Sonntag, 17. Februar 2008

ARD-Presseclub: Meinungsinstallateure im sonntäglichen Noteinsatz

Thema unter anderem heute im gerade gesendeten ARD-Presseclub war der aufdämmernde, riesige, noch nie zuvor da gewesene Steuerskandal.

Ich gebe einige Äußerungen, die ich mir während der Sendung notiert habe, einmal in indirekter Rede wieder. Die Sendung gibt es auch als Podcast zum Nachhören.

Heike Goebel, Frankfurter Allgemeine Zeitung, meint, dass man es niemandem verdenken könne, wenn er versuche, etwas günstiger weg zu kommen. Und dass die SPD von den neuen Asozialen spricht, hält sie für überzogen. Es seien letztlich Einzelfälle.

Joachim Dorfs, Stuttgarter Zeitung, meint, dass doch jeder versuche, möglichst viel von der Steuer absetzen zu können. Und jeder habe doch schon einmal irgendwo mit dem Phänomen Schwarzarbeit Kontakt gehabt.

Auch Birgit Marschall meint, dass sich jetzt halt nur die Fälle häufen würden. Außerdem stünden wir in einem internationalen Wettbewerb und deswegen neige der eine oder andere halt dazu, ein krummes Ding zu drehen. Von den "neuen Asozialen" zu sprechen, sei Demagogie.

Außerdem wird in der Runde geäußert, dass eigentlich das komplexe Steuersystem nicht ganz unschuldig sei dafür, dass Steuern hinterzogen werden.

Nur Herr Jungbluth von der Zeit hält sich zurück. Ein kluges Verhalten angesichts solcher Äußerungen seiner Kollegen.

Man könnte jetzt natürlich die Frage stellen, warum man derartige Verteidigungsreden so selten hört und liest in den Medien, wenn es um die Verunglimpfung anderer gesellschaftlicher Gruppierungen geht, denen oftmals vorgeworfen wird, "asozial" zu sein. Aber solch eine Frage ist vermutlich demagogisch.

Lange hält man sich mit dem ganzen Thema dann aber nicht auf im Presseclub und schwenkt zur Halbzeit der Sendung um auf das Thema der Bankenkrise, das eigentlich auch eine eigene Sendung verdient hätte.

Und etwas fehlte auch noch im heutigen Presseclub: Für meinen Geschmack gab es viel zu wenig Fragen darüber, was passieren wird, wie die Zukunft aussehen wird. Die Spekulation ist meines Wissens nach die eigentliche Aufgabe des modernen Orakels namens Presseclub. Orakel jedoch sind empfindlich gegenüber Störungen, weswegen sie früher in der Antike immer schön pfleglich mit Opfergaben bedacht sein wollten.

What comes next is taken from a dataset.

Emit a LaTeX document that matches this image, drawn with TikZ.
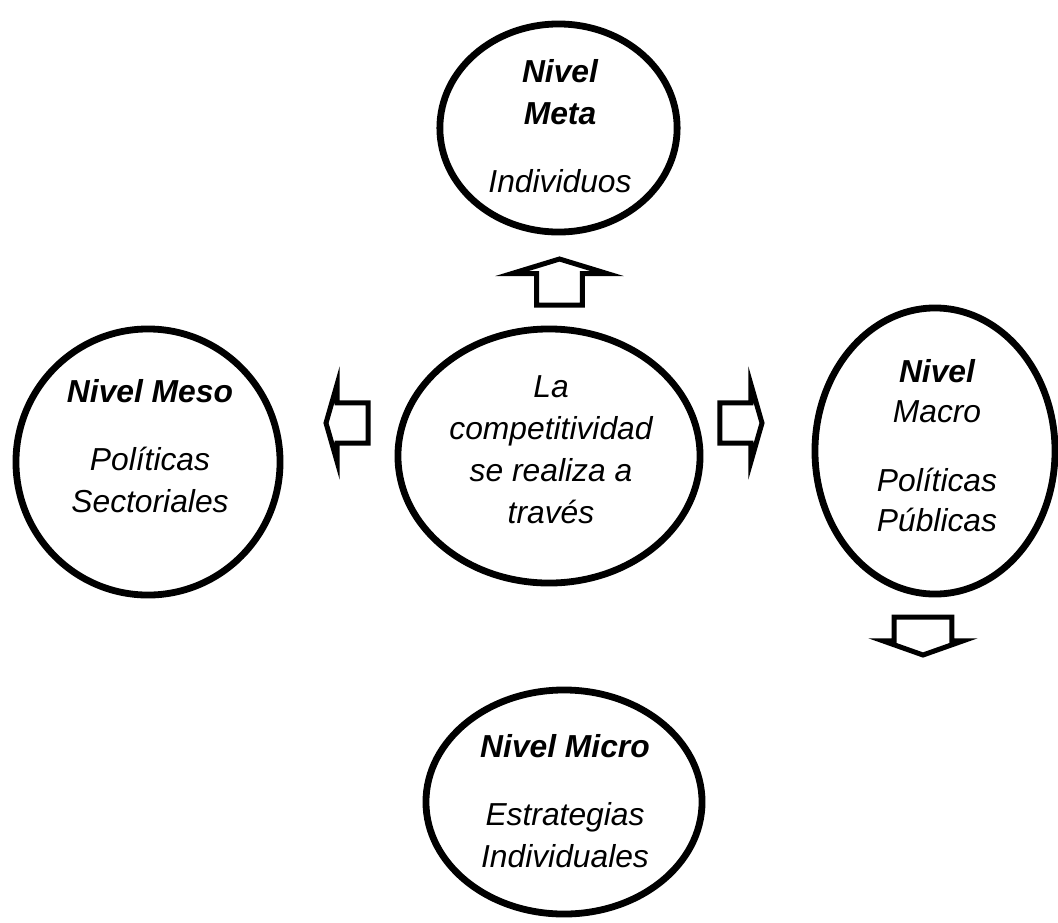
\documentclass[tikz,border=0pt]{standalone}
\usepackage{fontspec}
\setmainfont{Liberation Sans}
\usetikzlibrary{shapes.geometric,shapes.arrows}

\begin{document}
\begin{tikzpicture}[x=0.025cm, y=-0.025cm]
\tikzstyle{nivel} = [ellipse, draw, line width=0.17cm, inner sep=0pt, outer sep=0pt]
\tikzstyle{texto} = [align=center, inner sep=0pt, font=\fontsize{22.6pt}{29.8pt}\selectfont\itshape]
\tikzstyle{flecha} = [single arrow, draw, fill=white, line width=0.125cm, inner sep=0pt, outer sep=0pt, anchor=tip]
\useasboundingbox (0,0) rectangle (1058,922);

% los cinco niveles
\node[nivel, minimum width=5.93cm, minimum height=5.2cm] (meta) at (558.5,128) {};
\node[nivel, minimum width=6.6cm, minimum height=6.65cm] (meso) at (148,462) {};
\node[nivel, minimum width=7.55cm, minimum height=6.35cm] (centro) at (549,456) {};
\node[nivel, minimum width=6cm, minimum height=7.15cm] (macro) at (935,451) {};
\node[nivel, minimum width=6.9cm, minimum height=5.6cm] (micro) at (564,802) {};

\node[texto] (metatxt) at (560,126) {\textbf{Nivel}\\\textbf{Meta}\\[0.65cm]Individuos};
\node[texto] (mesotxt) at (150,446) {\textbf{Nivel Meso}\\[0.65cm]Políticas\\Sectoriales};
\node[texto] (centrotxt) at (551,450) {La\\competitividad\\se realiza a\\través};
\node[texto] (macrotxt) at (937,446) {\textbf{Nivel}\\[-0.05cm]Macro\\[0.68cm]Políticas\\[-0.05cm]Públicas};
\node[texto] (microtxt) at (565,801) {\textbf{Nivel Micro}\\[0.65cm]Estrategias\\Individuales};

% flechas de bloque
\node[flecha, rotate=90, minimum height=1.15cm, inner ysep=0.51cm,
  single arrow head extend=0.62cm, single arrow tip angle=146] (fmeta) at (559.5,259) {};
\node[flecha, rotate=180, minimum height=1.05cm, inner ysep=0.44cm,
  single arrow head extend=0.47cm, single arrow tip angle=148] (fmeso) at (326,423) {};
\node[flecha, minimum height=1.05cm, inner ysep=0.44cm,
  single arrow head extend=0.47cm, single arrow tip angle=148] (fmacro) at (762,423) {};
\node[flecha, rotate=-90, minimum height=0.95cm, inner ysep=0.66cm,
  single arrow head extend=0.28cm, single arrow tip angle=141] (fmicro) at (923,655) {};
\end{tikzpicture}
\end{document}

Der sich abzeichnende riesige Steuerskandal stört vermutlich die atmosphärischen Schwingungen und irritierte die Anwesenden, so dass große Weissagungen heute leider ausblieben.

Der eine oder andere könnte jetzt vielleicht einwenden, dass das Orakeln doch nicht die Aufgabe von Journalisten sei, dass Journalisten sich doch normalerweise dadurch auszeichnen, Fakten zu sammeln und das, was ist und nicht das, was sein wird, anschaulich zu präsentieren.

Aber was ist schon normal im und am ARD-Presseclub?